Exercise: Identify each line holding the string "that" and copy it.

Records with drawing code:
Begin

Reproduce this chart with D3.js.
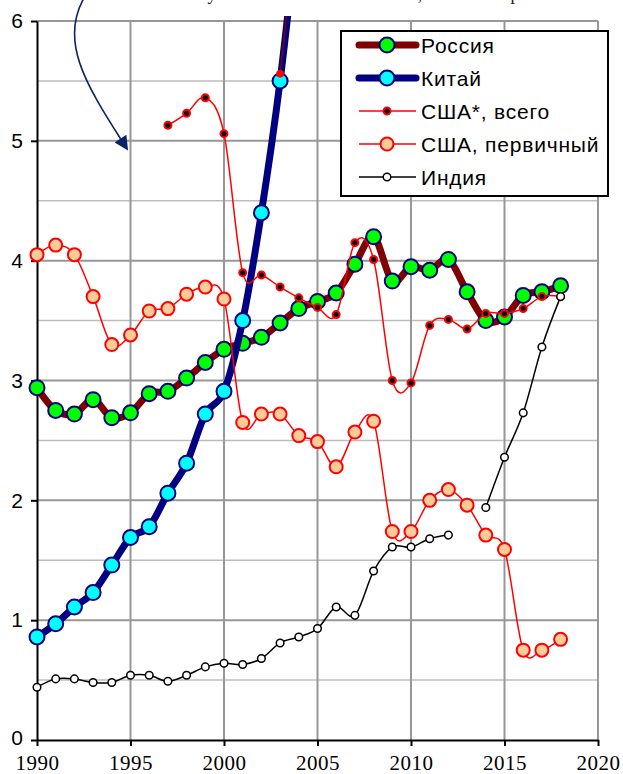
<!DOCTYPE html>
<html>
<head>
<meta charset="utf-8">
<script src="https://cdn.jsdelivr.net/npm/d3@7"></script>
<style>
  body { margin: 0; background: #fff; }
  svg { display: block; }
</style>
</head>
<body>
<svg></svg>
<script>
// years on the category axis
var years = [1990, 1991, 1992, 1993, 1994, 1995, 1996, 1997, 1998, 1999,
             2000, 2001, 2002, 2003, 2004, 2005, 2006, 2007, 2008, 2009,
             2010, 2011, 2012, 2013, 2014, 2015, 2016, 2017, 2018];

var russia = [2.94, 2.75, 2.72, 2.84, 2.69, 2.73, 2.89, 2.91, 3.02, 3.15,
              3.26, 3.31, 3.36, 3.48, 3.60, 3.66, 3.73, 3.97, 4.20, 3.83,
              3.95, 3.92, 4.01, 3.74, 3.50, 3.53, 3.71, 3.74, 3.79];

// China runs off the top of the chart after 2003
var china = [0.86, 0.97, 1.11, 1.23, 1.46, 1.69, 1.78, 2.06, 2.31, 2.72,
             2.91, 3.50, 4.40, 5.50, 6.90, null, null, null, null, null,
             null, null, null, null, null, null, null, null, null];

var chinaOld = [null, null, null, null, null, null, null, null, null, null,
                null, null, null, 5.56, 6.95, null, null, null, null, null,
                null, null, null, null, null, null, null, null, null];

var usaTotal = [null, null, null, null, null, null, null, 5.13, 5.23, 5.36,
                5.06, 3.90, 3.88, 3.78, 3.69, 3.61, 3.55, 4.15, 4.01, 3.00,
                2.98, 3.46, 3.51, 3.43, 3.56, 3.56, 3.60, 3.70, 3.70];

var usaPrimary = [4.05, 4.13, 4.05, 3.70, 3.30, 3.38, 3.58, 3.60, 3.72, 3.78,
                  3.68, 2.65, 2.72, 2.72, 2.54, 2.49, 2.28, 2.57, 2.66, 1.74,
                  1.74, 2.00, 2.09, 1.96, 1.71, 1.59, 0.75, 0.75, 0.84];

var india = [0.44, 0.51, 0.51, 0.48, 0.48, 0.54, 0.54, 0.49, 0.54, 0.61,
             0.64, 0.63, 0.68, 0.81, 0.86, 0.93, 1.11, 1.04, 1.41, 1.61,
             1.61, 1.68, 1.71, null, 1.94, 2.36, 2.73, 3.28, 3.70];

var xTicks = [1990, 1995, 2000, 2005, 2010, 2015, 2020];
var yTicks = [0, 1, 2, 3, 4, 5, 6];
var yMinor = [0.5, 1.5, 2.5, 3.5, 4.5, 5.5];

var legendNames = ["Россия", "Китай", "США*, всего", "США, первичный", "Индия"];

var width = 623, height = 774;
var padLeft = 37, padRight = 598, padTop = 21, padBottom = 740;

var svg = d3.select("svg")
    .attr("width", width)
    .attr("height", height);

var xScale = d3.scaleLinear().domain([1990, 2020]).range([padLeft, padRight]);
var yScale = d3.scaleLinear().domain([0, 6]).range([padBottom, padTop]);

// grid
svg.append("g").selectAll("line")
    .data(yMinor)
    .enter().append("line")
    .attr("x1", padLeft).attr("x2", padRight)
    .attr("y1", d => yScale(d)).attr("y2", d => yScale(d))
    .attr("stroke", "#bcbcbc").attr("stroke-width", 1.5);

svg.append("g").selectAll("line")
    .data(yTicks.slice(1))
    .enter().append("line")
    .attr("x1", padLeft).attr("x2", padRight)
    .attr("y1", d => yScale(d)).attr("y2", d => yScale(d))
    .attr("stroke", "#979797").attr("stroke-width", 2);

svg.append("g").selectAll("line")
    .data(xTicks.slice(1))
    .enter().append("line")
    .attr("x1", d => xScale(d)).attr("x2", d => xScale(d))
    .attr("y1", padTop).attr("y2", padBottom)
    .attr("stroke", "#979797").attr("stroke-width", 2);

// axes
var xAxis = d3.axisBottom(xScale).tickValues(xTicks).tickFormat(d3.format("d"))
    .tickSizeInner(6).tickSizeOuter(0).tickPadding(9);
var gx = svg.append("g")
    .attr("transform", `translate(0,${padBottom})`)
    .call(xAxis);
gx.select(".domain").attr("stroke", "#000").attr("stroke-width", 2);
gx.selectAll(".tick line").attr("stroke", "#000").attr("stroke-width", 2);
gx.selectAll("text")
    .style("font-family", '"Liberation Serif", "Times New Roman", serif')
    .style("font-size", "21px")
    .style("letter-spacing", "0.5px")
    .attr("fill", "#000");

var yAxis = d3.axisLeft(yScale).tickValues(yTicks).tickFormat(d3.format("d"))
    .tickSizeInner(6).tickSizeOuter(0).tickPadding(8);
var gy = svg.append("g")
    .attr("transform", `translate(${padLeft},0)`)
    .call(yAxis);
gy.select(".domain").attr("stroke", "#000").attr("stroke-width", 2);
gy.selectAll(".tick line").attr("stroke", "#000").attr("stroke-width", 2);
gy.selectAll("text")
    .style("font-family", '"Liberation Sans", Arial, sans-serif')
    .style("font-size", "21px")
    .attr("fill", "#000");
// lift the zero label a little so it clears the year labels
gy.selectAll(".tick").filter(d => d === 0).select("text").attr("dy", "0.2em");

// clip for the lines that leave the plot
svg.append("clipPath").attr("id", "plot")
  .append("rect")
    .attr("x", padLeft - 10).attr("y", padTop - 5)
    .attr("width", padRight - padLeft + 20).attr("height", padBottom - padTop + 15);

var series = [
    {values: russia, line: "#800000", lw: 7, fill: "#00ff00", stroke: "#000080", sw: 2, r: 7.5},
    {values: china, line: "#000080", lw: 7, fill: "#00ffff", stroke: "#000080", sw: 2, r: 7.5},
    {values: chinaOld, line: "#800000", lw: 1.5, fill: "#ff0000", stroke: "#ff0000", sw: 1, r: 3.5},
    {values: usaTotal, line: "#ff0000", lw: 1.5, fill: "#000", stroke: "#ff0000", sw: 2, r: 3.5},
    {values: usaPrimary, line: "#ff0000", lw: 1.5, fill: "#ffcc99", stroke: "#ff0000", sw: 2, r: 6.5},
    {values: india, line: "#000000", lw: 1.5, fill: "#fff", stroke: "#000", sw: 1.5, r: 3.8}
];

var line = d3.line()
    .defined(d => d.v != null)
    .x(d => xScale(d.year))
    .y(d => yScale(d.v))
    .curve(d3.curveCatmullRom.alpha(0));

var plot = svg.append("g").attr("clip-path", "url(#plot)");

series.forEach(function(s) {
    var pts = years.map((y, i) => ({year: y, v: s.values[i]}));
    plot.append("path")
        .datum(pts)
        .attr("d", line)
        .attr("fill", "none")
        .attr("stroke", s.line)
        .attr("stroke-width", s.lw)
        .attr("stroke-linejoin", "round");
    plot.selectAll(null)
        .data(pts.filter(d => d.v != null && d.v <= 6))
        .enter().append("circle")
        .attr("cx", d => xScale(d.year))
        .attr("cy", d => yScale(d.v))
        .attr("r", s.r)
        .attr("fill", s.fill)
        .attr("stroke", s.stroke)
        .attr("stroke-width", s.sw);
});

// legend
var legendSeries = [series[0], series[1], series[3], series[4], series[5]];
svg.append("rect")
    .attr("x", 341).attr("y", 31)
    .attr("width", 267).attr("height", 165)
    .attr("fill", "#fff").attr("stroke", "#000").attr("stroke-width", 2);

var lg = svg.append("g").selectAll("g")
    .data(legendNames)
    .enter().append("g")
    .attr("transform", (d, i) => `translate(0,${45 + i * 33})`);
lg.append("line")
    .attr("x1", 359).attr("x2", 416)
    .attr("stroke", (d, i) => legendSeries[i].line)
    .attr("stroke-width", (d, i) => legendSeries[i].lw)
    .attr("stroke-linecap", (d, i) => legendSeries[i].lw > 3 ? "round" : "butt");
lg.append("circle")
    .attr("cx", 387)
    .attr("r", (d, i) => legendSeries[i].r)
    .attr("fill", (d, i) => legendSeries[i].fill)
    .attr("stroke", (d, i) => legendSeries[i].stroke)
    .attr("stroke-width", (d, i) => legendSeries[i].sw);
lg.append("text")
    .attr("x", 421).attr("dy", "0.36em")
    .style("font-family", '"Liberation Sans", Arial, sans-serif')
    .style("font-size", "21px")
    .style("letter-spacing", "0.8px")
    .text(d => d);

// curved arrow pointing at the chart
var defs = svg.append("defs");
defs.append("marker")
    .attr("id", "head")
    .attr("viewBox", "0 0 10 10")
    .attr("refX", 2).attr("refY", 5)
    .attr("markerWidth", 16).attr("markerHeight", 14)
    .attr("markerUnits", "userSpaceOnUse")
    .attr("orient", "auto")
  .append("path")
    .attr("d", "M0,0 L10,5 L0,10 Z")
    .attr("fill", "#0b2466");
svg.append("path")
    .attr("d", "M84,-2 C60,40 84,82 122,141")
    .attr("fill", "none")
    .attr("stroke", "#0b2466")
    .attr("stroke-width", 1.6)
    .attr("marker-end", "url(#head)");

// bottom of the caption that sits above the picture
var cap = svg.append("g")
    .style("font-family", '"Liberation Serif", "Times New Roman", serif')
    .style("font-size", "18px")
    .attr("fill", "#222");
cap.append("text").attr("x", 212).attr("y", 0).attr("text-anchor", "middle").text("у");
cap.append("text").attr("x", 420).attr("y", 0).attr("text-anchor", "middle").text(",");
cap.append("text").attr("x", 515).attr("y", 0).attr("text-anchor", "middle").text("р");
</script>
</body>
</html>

End
Begin

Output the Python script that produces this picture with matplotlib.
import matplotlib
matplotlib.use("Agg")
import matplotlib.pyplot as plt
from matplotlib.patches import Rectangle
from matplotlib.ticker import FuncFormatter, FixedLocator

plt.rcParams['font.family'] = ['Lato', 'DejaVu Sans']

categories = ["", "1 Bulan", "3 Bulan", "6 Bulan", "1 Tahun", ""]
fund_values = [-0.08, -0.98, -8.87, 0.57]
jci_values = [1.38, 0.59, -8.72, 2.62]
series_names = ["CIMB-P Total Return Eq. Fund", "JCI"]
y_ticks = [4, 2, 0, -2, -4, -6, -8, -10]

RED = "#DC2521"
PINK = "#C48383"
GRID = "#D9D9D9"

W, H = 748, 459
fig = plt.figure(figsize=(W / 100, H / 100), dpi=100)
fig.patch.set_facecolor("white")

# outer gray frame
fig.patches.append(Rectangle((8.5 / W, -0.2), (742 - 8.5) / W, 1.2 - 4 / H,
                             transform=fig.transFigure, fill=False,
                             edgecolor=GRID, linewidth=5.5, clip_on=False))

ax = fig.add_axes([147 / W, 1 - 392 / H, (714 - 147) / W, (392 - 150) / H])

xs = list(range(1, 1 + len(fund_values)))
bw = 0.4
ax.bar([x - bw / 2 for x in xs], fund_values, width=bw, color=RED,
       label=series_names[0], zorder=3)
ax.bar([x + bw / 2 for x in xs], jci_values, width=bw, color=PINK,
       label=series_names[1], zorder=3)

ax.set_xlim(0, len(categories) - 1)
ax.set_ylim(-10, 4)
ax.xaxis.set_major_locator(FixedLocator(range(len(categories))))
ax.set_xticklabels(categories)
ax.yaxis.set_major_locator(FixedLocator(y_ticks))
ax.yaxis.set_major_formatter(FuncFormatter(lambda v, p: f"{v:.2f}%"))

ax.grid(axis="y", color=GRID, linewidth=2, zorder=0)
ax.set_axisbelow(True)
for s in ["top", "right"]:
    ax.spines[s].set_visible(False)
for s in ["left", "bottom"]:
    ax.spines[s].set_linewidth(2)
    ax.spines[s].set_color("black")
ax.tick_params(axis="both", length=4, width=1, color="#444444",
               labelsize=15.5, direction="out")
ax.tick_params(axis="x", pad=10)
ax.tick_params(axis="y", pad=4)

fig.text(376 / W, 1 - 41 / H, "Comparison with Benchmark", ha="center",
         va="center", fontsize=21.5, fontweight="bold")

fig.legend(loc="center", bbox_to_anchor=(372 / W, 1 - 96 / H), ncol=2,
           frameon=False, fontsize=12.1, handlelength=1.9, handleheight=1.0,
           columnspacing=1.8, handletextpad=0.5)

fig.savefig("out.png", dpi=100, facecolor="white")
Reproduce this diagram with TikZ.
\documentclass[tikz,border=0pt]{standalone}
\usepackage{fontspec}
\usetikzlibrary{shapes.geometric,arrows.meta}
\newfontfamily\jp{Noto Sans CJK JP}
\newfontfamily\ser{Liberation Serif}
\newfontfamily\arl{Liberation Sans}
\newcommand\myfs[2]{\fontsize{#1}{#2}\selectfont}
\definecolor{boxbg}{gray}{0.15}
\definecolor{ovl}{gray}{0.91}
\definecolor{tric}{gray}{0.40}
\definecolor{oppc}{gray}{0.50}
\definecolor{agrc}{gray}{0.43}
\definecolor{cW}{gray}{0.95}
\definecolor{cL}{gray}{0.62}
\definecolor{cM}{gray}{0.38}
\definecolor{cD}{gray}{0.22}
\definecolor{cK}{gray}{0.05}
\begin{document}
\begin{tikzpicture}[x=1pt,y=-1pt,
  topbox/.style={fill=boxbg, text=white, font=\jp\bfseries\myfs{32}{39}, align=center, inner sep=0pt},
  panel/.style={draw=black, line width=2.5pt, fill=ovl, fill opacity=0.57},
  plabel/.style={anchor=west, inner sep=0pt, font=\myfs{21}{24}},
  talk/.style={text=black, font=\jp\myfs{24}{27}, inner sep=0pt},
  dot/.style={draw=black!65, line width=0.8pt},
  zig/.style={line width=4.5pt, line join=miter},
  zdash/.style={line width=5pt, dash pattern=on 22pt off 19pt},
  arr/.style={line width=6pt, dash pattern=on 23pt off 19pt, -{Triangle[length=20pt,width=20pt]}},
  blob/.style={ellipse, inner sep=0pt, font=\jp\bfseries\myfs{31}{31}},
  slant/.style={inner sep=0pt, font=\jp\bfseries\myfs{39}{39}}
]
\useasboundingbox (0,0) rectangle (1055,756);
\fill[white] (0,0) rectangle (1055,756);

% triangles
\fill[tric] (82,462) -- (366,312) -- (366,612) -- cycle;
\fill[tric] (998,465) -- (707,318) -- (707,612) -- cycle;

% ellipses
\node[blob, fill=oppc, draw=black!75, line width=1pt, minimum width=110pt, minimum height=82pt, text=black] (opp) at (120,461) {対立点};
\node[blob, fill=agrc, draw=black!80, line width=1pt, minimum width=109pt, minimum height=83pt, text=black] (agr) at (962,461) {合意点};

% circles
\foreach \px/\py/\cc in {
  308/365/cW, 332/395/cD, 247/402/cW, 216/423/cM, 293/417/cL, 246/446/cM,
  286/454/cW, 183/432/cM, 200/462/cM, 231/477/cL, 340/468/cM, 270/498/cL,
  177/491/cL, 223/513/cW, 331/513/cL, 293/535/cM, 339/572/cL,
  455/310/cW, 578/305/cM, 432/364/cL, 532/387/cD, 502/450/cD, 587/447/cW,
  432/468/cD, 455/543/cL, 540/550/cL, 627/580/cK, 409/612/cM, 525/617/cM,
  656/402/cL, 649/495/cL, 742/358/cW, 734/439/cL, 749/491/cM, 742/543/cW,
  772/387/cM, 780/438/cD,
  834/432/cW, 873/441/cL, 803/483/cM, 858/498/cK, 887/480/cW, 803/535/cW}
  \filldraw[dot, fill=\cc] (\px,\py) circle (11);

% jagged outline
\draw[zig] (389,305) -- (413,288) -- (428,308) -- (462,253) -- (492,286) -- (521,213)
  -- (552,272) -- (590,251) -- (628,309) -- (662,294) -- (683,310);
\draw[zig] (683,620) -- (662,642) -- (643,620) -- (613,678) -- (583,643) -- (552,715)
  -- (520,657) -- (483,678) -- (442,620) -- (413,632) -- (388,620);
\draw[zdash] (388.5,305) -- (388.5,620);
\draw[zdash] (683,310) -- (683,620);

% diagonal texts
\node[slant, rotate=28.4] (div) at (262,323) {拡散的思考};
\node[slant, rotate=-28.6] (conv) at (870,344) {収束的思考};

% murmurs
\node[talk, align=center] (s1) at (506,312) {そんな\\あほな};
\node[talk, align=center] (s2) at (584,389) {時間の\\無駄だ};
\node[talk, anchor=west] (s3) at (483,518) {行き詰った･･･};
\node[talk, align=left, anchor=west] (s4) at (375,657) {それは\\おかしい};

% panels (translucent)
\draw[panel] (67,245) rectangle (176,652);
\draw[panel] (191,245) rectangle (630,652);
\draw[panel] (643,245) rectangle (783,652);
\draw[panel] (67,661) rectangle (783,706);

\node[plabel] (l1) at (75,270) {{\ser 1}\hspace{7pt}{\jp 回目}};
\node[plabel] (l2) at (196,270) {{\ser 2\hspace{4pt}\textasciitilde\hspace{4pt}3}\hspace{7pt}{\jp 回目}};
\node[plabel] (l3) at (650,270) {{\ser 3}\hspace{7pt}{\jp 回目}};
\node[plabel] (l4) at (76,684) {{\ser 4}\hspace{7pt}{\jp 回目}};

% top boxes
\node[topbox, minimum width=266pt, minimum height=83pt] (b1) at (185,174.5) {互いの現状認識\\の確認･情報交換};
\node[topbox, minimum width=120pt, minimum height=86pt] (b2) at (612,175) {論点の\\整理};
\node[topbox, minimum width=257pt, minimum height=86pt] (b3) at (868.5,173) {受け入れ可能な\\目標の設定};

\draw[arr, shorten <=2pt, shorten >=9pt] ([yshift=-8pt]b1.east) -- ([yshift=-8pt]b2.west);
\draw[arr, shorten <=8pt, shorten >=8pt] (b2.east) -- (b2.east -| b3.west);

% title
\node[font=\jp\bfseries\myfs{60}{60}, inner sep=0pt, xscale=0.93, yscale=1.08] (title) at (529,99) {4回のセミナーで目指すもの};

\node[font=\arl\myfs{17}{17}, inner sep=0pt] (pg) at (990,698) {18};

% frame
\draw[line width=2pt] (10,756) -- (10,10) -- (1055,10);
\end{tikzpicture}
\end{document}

End

Response:
// clip for the lines that leave the plot
// bottom of the caption that sits above the picture
Output the Python script that produces this picture with matplotlib.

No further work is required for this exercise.